5. Analyzing Results with Statistical Rigor
a) Applying Statistical Significance Tests
Leverage appropriate tests based on your data type. For binary outcomes like conversions, use a Chi-Square test or Fisher’s Exact test. For continuous data such as time spent, a two-sample t-test is suitable. Ensure assumptions of the tests are met—normality for t-tests, independence, and sufficient sample size.
b) Interpreting Confidence Levels and P-Values
A p-value below 0.05 indicates statistical significance at the 95% confidence level. However, consider the confidence interval for the effect size to understand the range of plausible benefits. Avoid over-interpreting marginal p-values; instead, look for consistent trends across multiple metrics.
c) Handling Variability and External Influences
Control for external factors such as seasonality, traffic sources, or promotional campaigns. Use segmentation in your analysis to isolate these influences. When possible, run tests during stable periods with typical traffic patterns to minimize confounding effects.

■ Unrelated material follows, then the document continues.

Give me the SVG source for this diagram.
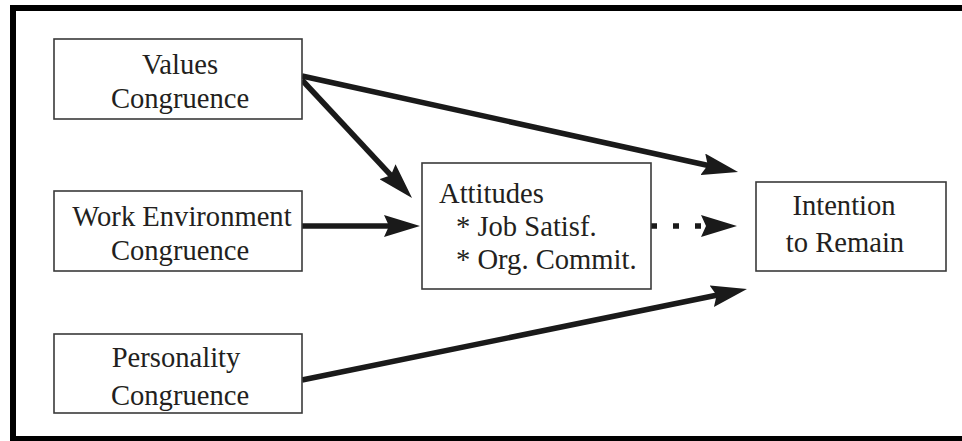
<svg xmlns="http://www.w3.org/2000/svg" width="962" height="441" viewBox="0 0 962 441">
  <style>
    .box { fill: #ffffff; stroke: #3a3a3a; stroke-width: 1.6; }
    .lbl { font-family: "Liberation Serif", "Times New Roman", serif; font-size: 28.6px; fill: #231f20; }
    .mid { text-anchor: middle; }
    .conn { stroke: #1a1a1a; stroke-width: 5.5; fill: none; marker-end: url(#ah); }
    .frame { fill: #000000; }
  </style>
  <defs>
    <marker id="ah" markerUnits="userSpaceOnUse" viewBox="0 0 36 22" markerWidth="36" markerHeight="22" refX="16" refY="11" orient="auto">
      <path d="M0,0 L36,11 L0,22 L5,11 Z" fill="#1a1a1a"/>
    </marker>
  </defs>
  <rect width="962" height="441" fill="#ffffff"/>
  <g id="frame">
    <rect class="frame" x="10" y="5" width="952" height="6"/>
    <rect class="frame" x="10" y="5" width="6" height="436"/>
    <rect class="frame" x="10" y="436" width="952" height="5"/>
  </g>
  <g id="connectors">
    <path class="conn" d="M302,76 L718.5,167.7"/>
    <path class="conn" d="M302,80 L398.4,183.4"/>
    <path class="conn" d="M302,226 L400,226"/>
    <path class="conn" d="M651,226 L717,226" stroke-dasharray="6 16"/>
    <path class="conn" d="M302,380 L727.4,293"/>
  </g>
  <g id="values">
    <rect class="box" x="54" y="39" width="248" height="80"/>
    <text class="lbl mid" x="180" y="74">Values</text>
    <text class="lbl mid" x="180" y="108">Congruence</text>
  </g>
  <g id="work">
    <rect class="box" x="54" y="191" width="248" height="80"/>
    <text class="lbl mid" x="182" y="226">Work Environment</text>
    <text class="lbl mid" x="180" y="260">Congruence</text>
  </g>
  <g id="personality">
    <rect class="box" x="54" y="334" width="248" height="79"/>
    <text class="lbl mid" x="176" y="367">Personality</text>
    <text class="lbl mid" x="180" y="405">Congruence</text>
  </g>
  <g id="attitudes">
    <rect class="box" x="422" y="163" width="229" height="126"/>
    <text class="lbl" x="439" y="203">Attitudes</text>
    <text class="lbl" x="456" y="236">* Job Satisf.</text>
    <text class="lbl" x="456" y="269">* Org. Commit.</text>
  </g>
  <g id="intention">
    <rect class="box" x="756" y="182" width="190" height="89"/>
    <text class="lbl mid" x="844" y="215">Intention</text>
    <text class="lbl mid" x="845" y="252">to Remain</text>
  </g>
</svg>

d) Example: Analyzing a Test to Confirm Which Variant Outperforms the Other
Suppose Variant A yields a 4.2% conversion rate, while the control has 3.8%. Applying a Chi-Square test reveals p=0.03, indicating significance. The 95% confidence interval for the lift is 0.2%-0.8%. You can confidently implement Variant A, knowing the statistical evidence supports its superiority.
6. Addressing Common Pitfalls and Ensuring Valid Conclusions
a) Avoiding Peeking and Multiple Testing Biases
Refrain from inspecting results prematurely or multiple times during a test, as this inflates false positive risk. Use sequential testing methods like alpha spending or Bayesian approaches to control for multiple looks. Implement pre-registration of your testing plan whenever possible.